* _Recorded data_:
□ □ □
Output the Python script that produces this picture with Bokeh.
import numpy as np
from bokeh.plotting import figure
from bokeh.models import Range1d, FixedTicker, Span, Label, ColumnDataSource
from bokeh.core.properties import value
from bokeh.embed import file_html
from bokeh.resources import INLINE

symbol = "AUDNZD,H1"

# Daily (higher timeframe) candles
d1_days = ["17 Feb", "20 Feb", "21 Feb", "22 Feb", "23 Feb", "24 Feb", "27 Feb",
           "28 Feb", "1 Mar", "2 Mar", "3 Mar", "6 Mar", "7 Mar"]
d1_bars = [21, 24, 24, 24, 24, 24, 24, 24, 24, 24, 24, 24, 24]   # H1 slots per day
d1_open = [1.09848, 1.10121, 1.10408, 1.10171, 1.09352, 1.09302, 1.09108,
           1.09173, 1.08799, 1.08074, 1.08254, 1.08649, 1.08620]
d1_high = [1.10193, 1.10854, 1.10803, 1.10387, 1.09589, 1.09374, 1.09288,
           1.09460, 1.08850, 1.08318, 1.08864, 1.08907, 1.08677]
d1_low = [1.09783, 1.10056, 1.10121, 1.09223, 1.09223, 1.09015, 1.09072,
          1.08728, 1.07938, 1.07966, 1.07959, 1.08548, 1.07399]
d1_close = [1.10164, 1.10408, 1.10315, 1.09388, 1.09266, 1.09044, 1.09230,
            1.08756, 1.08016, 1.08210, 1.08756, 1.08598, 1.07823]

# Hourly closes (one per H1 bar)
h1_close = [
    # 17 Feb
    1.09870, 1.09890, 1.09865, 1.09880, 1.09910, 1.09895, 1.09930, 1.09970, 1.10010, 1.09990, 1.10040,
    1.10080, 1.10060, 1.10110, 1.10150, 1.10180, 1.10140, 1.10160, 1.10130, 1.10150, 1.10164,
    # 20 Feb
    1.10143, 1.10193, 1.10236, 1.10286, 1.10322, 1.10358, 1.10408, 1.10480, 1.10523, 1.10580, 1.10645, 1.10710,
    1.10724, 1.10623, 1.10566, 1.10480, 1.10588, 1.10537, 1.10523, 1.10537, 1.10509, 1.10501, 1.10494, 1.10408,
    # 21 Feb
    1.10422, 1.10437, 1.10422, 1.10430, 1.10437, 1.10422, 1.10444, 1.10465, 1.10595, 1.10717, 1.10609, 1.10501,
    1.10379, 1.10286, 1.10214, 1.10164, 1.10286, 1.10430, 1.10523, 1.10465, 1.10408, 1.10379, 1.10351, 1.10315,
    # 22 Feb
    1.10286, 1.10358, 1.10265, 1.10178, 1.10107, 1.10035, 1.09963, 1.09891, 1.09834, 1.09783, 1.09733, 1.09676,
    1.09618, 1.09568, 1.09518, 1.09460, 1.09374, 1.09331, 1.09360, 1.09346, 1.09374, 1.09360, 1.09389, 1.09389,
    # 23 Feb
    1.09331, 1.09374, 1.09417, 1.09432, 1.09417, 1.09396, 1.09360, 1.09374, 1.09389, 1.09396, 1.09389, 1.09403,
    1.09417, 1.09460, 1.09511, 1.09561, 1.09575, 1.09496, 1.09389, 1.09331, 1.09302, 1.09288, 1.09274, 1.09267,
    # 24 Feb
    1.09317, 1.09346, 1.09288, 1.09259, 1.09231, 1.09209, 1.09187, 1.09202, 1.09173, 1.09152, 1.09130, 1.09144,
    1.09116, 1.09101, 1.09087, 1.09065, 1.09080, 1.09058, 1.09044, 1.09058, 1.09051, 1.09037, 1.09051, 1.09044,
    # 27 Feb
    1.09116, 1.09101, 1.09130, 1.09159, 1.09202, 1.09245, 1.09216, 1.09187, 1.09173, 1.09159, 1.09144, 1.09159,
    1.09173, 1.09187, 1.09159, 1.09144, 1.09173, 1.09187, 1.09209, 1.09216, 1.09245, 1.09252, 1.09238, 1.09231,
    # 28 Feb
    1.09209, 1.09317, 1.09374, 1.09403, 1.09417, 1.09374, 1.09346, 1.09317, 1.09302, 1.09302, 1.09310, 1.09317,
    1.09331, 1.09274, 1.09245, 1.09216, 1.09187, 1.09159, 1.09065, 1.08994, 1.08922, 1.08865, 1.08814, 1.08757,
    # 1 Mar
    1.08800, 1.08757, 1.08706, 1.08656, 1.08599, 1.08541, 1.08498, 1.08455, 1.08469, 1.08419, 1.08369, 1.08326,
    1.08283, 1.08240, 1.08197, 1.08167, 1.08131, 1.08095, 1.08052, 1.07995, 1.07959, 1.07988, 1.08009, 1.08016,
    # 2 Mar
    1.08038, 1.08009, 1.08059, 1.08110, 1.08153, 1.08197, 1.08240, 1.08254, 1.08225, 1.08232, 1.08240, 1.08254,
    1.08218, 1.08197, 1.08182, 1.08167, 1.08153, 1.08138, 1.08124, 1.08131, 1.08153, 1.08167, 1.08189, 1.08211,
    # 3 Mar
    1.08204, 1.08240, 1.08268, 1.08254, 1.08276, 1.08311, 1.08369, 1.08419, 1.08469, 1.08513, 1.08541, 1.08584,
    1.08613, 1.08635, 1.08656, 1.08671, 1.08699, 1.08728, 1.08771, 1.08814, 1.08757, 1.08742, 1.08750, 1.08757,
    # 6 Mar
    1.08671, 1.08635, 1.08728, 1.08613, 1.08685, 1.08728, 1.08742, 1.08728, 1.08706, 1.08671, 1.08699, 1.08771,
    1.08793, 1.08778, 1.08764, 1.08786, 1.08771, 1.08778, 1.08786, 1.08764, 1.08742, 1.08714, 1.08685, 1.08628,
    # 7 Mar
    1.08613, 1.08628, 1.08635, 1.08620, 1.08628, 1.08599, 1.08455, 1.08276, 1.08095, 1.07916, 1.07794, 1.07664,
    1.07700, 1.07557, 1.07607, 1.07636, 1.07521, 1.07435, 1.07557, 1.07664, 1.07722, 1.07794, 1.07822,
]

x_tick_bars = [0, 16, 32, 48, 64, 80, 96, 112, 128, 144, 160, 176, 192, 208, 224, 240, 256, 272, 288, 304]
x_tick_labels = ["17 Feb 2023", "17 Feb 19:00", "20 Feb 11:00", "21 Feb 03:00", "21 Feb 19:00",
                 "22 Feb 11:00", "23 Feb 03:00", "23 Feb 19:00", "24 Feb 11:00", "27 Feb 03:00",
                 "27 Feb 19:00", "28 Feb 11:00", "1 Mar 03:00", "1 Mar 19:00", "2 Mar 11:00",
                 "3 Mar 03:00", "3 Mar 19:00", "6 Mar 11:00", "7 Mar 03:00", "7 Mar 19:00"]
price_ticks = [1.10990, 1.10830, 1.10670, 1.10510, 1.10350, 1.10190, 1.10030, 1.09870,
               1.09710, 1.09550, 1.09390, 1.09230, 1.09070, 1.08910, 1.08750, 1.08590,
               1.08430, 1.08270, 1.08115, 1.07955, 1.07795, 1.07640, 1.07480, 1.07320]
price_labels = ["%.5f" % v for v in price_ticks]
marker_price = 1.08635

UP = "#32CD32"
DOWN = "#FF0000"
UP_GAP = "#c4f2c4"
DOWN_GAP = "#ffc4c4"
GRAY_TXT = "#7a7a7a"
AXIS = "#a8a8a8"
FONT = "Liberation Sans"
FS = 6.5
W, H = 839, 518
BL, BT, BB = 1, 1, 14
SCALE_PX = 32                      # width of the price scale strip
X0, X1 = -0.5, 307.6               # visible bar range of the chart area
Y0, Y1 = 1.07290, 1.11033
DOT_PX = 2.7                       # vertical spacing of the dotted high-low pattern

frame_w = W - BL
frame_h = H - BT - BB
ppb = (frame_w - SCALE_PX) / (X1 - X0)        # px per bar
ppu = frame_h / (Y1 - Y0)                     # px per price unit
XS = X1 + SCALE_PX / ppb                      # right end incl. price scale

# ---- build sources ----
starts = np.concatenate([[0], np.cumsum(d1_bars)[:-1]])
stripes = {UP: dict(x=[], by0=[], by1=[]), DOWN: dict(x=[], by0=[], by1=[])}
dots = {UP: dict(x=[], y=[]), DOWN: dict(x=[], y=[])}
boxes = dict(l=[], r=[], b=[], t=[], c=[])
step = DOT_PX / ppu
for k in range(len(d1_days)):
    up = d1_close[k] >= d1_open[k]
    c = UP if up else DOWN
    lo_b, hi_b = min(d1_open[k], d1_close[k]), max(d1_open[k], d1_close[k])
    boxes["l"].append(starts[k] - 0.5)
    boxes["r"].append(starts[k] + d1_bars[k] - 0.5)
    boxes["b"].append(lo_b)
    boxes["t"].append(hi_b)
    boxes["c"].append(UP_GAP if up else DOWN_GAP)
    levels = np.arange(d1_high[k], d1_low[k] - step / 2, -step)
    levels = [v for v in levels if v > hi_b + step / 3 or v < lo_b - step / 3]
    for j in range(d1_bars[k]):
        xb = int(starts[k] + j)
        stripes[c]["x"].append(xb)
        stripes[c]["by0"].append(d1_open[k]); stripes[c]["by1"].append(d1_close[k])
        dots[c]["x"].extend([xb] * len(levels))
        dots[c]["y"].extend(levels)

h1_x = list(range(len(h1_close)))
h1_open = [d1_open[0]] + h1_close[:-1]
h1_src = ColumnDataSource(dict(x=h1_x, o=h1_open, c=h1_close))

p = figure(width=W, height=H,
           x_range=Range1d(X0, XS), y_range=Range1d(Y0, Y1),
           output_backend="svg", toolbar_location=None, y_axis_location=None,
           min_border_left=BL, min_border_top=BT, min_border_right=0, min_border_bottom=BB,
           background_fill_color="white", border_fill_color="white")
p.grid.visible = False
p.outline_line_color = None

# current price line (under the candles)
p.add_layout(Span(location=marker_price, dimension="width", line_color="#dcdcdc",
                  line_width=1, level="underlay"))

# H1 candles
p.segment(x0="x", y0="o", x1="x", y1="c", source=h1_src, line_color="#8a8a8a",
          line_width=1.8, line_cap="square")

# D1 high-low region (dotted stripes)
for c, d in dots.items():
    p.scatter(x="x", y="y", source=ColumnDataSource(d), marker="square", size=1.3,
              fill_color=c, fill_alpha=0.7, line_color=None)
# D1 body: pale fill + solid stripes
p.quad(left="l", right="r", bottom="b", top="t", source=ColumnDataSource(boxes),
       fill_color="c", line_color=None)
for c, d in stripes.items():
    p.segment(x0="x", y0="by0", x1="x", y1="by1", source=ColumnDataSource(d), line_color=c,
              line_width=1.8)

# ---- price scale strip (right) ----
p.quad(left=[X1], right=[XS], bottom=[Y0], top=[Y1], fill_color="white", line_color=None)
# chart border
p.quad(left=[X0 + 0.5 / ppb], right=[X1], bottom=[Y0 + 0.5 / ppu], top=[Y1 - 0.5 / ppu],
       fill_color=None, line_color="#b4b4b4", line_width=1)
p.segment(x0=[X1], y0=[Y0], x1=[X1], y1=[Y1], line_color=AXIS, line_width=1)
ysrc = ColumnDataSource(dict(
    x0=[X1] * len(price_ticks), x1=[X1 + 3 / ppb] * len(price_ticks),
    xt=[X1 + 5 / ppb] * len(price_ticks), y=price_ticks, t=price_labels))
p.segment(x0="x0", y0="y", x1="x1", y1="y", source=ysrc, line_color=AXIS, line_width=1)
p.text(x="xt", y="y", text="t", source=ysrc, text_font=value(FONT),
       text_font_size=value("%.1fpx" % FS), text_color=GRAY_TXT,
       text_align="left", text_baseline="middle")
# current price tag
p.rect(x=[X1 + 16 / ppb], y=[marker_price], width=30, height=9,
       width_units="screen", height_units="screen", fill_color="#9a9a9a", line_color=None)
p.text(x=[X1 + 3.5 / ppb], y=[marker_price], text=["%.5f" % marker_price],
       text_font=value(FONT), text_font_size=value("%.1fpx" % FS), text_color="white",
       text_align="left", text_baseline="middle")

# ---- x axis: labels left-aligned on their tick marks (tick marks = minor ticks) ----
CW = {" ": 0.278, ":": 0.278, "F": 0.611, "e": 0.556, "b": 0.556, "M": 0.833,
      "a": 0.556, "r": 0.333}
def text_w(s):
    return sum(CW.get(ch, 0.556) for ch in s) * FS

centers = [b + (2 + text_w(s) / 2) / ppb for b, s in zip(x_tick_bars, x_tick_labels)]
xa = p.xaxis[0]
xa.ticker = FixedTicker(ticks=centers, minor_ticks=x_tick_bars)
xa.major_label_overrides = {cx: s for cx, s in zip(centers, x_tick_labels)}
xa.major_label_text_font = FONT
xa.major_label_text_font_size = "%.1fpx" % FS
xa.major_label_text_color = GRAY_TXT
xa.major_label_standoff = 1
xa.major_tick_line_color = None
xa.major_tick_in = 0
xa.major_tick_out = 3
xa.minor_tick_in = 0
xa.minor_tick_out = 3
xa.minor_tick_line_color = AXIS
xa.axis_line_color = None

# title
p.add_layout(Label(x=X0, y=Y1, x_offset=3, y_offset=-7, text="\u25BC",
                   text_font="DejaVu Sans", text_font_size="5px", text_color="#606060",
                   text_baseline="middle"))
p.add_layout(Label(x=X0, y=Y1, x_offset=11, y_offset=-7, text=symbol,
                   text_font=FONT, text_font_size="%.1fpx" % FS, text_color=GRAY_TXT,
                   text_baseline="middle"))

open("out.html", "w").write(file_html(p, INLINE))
□ □ □
* _Job_: Print only the lines from the top of the data above down to the line holding "1.08756, 1.08016, 1.08210, 1.08756, 1.08598, 1.07823]", inclusive.

* _The result_:
Output the Python script that produces this picture with Bokeh.
import numpy as np
from bokeh.plotting import figure
from bokeh.models import Range1d, FixedTicker, Span, Label, ColumnDataSource
from bokeh.core.properties import value
from bokeh.embed import file_html
from bokeh.resources import INLINE

symbol = "AUDNZD,H1"

# Daily (higher timeframe) candles
d1_days = ["17 Feb", "20 Feb", "21 Feb", "22 Feb", "23 Feb", "24 Feb", "27 Feb",
           "28 Feb", "1 Mar", "2 Mar", "3 Mar", "6 Mar", "7 Mar"]
d1_bars = [21, 24, 24, 24, 24, 24, 24, 24, 24, 24, 24, 24, 24]   # H1 slots per day
d1_open = [1.09848, 1.10121, 1.10408, 1.10171, 1.09352, 1.09302, 1.09108,
           1.09173, 1.08799, 1.08074, 1.08254, 1.08649, 1.08620]
d1_high = [1.10193, 1.10854, 1.10803, 1.10387, 1.09589, 1.09374, 1.09288,
           1.09460, 1.08850, 1.08318, 1.08864, 1.08907, 1.08677]
d1_low = [1.09783, 1.10056, 1.10121, 1.09223, 1.09223, 1.09015, 1.09072,
          1.08728, 1.07938, 1.07966, 1.07959, 1.08548, 1.07399]
d1_close = [1.10164, 1.10408, 1.10315, 1.09388, 1.09266, 1.09044, 1.09230,
            1.08756, 1.08016, 1.08210, 1.08756, 1.08598, 1.07823]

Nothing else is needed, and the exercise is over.